How many times have I said "Fuck this, I'm leaving, I'm leaving, forget it. Find somebody else, I'm never coming back."
The word 'never' is only powerful if you use it once.
Even though I keep trying to shy away from my history, it seems to catch up with me - bits of it. It had become so contorted I barely recognised any truth in it. And it sucks, it sucks that I have to hear about all of this again. It sucks that the wall I had built so high has sprung a leak and is letting the flood through; it sucks that I have this wall to begin with, let alone am having to repair it.
It hurts just a little, to hear the embellished rumours. Not because I care about what I am thought of as - I had long gotten past that, figuring early in high school that people will just say what they say. No, what makes my lower lip quiver is what is left of truth. I am not ready to say it, I am not ready to admit to anything. And yet, I am pushed into a corner where I might be convinced to, in attempt to put all little birds to rest. This corner is small, and my back pushes tightly into the rigid sides - there is no way I can fit, no way I can get far away enough. It is not enough to tell myself that only I know the truth, because what is the point of truth if everyone else thinks otherwise - I may as well have done such a thing, it would not have made any difference in their eyes. The appeal of being with people who don't know me has risen. I don't have to answer to anyone about any mistakes I have made, rebuke any falsities with valor. It feels wrong that this is being asked of me, because it is private, and yet I want so much for the entire story to be known so that things are clear. It is doubtful whether it'd be understood, however.

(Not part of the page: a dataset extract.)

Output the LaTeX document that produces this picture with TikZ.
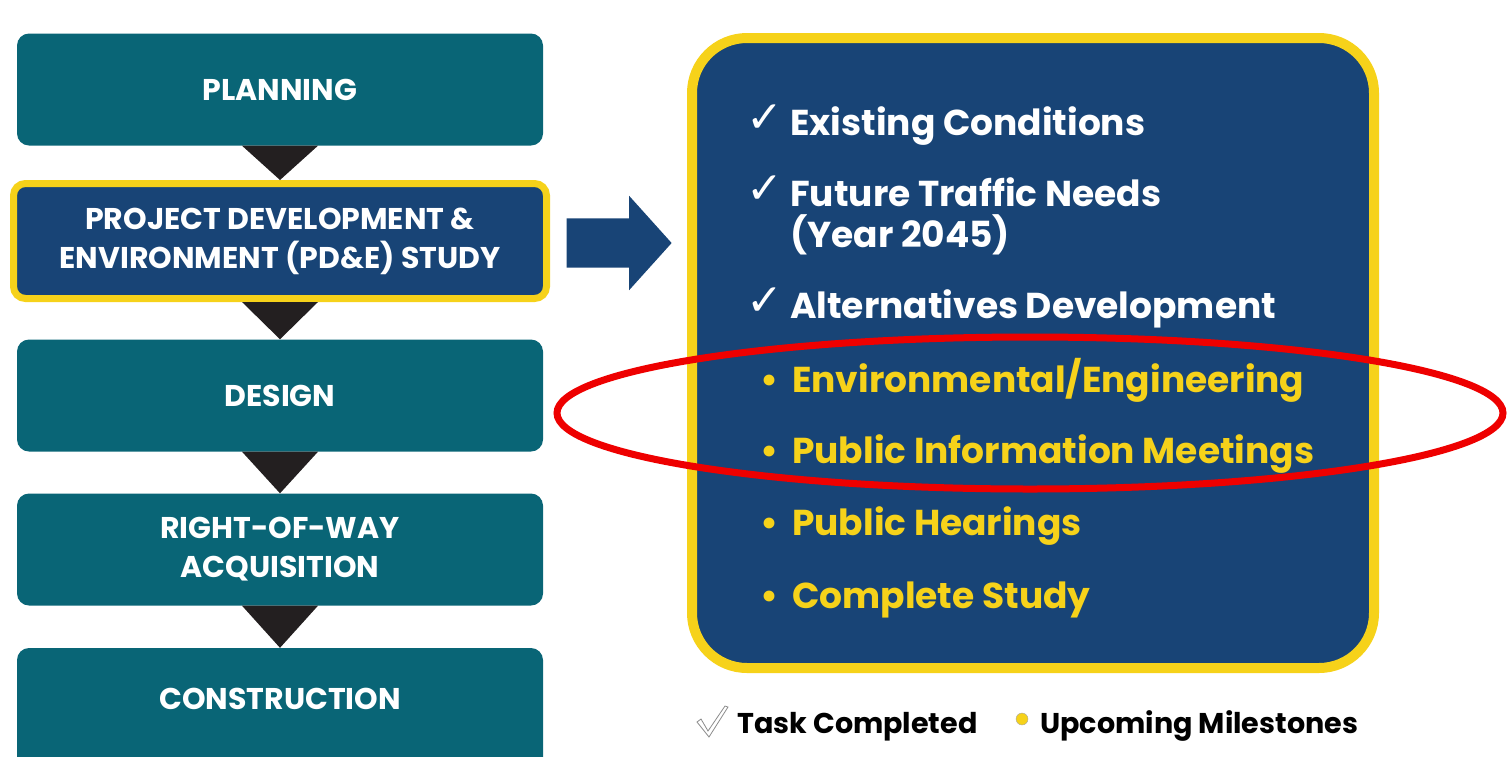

When someone hurts you, you're meant to bolt. Run away as fast as you can because that's what the pain reflex is telling you to do. It is inherent, it is instinctive. If you get far enough, you aren't susceptible to that magnetic force that pulls you back. I have run, just not far enough. Sometimes I nearly make it, this is when we don't talk properly for a week or two. Sometimes I barely make it anywhere, and I let it blow over thinking of better times. I don't like being told what to do but I need someone to ground me at the moment. I wish I had someone that would not break under vicious claims for freedom and independance(ironic how I can only ultimately gain this from being restrained), I wish someone would force me into submission. I am afraid, you need to hold me tight - arms like a strait jacket - and not let me go even if I protest. It is unfair to ask it of anyone, but I need this desperately so I can get away - so it can finally be the last time I say that "I'm leaving".

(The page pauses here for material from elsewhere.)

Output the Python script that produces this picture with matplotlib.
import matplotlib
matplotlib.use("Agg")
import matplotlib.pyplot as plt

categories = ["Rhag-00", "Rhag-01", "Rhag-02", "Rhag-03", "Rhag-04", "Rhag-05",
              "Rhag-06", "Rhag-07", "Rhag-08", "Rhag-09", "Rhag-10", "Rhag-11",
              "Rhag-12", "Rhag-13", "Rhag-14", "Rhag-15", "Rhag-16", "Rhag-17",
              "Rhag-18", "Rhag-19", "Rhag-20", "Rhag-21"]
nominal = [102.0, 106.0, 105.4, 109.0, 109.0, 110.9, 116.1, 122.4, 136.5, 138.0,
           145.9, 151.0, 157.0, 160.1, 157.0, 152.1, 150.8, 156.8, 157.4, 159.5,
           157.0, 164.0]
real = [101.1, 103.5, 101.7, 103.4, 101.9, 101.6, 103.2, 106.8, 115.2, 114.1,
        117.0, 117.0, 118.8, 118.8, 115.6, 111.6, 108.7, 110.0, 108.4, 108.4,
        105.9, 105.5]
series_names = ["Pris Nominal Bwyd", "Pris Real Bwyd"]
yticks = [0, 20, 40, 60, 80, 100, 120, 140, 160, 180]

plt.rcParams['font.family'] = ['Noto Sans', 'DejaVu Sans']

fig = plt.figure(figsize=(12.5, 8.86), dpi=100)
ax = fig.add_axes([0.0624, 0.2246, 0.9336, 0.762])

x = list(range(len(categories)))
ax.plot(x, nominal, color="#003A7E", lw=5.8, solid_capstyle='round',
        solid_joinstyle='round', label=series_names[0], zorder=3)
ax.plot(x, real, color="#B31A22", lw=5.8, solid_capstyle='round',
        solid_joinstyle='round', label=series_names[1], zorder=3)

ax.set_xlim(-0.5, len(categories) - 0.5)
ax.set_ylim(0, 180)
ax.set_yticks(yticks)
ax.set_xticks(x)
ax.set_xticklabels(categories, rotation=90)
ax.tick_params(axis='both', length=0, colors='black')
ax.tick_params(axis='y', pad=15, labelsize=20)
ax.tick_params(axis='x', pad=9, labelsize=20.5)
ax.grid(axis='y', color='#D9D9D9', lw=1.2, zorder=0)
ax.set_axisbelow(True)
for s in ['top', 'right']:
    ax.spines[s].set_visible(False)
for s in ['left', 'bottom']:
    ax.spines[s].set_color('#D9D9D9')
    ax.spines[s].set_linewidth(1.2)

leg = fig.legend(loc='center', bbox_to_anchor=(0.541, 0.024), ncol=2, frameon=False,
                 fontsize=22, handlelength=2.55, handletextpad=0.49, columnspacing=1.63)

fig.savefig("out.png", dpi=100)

I look forward to university for this reason. Where I can start new and be anonymously fresh. The past will stay here and not meld with present as it has been doing. I am sick of being treated like shit, is it worth the love of someone? Likely not, seeing as love can't mean a thing at the moment, seeing as that love is only one way. I am not in love with anything other than routine and adoration. I have yet to love. All those I had thought I loved are gone now, and love does not abandon. By simple defines, everytime we were just two animals, who knew nothing.